→ Raw data:

===

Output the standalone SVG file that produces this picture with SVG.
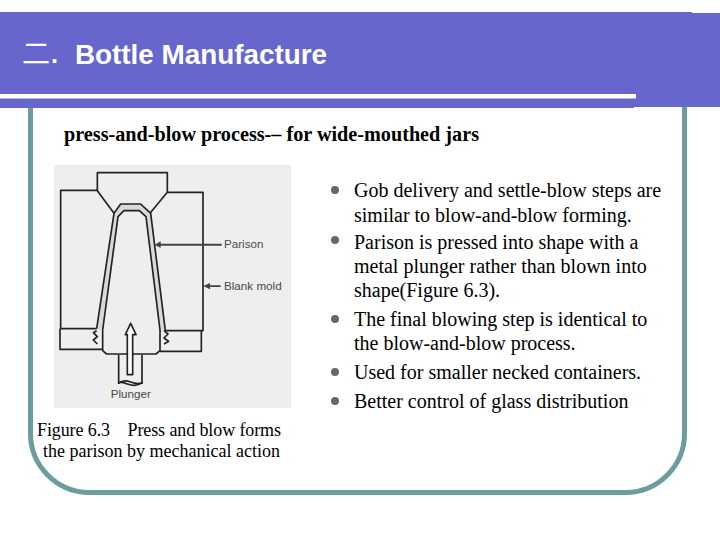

===

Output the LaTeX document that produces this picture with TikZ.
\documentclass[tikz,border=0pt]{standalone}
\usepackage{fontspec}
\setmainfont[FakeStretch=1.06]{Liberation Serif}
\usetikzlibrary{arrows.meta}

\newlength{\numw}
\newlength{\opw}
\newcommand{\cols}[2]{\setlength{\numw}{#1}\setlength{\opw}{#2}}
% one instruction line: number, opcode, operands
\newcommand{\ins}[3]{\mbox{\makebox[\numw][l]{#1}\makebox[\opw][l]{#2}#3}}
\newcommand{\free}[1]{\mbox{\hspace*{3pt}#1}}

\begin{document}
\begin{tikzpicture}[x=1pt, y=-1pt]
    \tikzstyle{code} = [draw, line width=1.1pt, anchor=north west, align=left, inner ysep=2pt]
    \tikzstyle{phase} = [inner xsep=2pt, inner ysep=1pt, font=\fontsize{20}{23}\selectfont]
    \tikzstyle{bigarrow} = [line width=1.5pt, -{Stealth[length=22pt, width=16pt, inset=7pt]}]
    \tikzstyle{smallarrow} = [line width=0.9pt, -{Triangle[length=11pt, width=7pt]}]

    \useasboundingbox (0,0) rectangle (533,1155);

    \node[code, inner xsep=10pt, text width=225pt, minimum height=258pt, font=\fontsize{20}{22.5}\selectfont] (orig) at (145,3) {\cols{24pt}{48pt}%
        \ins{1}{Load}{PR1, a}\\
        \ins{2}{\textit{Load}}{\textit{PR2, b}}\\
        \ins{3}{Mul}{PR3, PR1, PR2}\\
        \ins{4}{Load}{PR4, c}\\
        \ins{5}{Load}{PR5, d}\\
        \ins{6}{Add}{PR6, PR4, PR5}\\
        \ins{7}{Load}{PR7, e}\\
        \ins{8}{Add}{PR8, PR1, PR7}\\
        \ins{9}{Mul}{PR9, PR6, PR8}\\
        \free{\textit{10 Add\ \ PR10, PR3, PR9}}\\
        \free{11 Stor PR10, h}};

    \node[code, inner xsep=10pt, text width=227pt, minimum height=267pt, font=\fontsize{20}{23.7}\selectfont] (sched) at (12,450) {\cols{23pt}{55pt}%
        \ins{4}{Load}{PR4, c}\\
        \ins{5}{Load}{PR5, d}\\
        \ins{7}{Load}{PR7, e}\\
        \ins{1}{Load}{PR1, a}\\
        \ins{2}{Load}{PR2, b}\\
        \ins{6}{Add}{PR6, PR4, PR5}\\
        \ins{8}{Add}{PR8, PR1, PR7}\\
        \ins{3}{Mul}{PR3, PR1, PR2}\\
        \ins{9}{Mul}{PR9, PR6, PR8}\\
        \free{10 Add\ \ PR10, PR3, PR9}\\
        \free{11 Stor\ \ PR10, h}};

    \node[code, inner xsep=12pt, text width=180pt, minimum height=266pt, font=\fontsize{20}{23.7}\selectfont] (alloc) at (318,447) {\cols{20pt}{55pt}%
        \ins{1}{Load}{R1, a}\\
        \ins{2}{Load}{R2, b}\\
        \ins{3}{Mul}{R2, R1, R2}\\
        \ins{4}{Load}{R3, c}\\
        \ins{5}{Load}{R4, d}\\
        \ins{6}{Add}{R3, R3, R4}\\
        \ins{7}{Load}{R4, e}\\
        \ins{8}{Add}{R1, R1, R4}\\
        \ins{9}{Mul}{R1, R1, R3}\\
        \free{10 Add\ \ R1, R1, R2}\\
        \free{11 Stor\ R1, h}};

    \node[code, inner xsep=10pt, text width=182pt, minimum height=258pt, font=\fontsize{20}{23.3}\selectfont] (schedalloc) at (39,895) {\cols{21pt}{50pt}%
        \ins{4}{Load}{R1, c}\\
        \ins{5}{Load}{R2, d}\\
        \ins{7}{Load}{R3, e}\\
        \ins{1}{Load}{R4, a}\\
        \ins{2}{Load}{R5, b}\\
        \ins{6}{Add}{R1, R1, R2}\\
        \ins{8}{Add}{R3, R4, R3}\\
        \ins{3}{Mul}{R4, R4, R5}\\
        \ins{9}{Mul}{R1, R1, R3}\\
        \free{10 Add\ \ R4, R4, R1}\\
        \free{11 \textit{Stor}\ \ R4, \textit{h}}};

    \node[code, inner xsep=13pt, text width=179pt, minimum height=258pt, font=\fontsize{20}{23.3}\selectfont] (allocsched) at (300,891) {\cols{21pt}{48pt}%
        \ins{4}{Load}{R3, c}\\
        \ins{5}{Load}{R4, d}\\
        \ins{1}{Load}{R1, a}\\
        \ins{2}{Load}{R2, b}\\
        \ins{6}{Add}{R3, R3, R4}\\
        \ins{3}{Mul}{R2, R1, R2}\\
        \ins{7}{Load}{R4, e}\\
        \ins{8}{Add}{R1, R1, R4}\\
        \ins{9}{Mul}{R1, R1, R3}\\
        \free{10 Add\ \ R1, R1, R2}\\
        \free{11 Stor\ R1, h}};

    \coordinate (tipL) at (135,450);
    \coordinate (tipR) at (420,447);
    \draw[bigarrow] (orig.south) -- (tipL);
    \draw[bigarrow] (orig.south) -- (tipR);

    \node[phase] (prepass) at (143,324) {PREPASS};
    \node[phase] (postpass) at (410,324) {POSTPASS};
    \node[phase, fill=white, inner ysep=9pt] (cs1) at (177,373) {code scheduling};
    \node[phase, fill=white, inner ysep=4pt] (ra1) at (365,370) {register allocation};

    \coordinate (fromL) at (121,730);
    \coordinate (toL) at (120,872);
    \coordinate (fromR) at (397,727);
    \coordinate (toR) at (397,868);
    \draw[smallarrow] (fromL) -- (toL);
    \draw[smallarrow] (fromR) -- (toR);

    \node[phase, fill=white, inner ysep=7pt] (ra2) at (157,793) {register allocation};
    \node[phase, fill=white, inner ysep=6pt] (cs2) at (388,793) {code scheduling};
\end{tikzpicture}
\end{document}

===

Filter the records down to the lines that contain the string "with", and copy those lines.

Output the standalone SVG file that produces this picture with SVG.
Output the LaTeX document that produces this picture with TikZ.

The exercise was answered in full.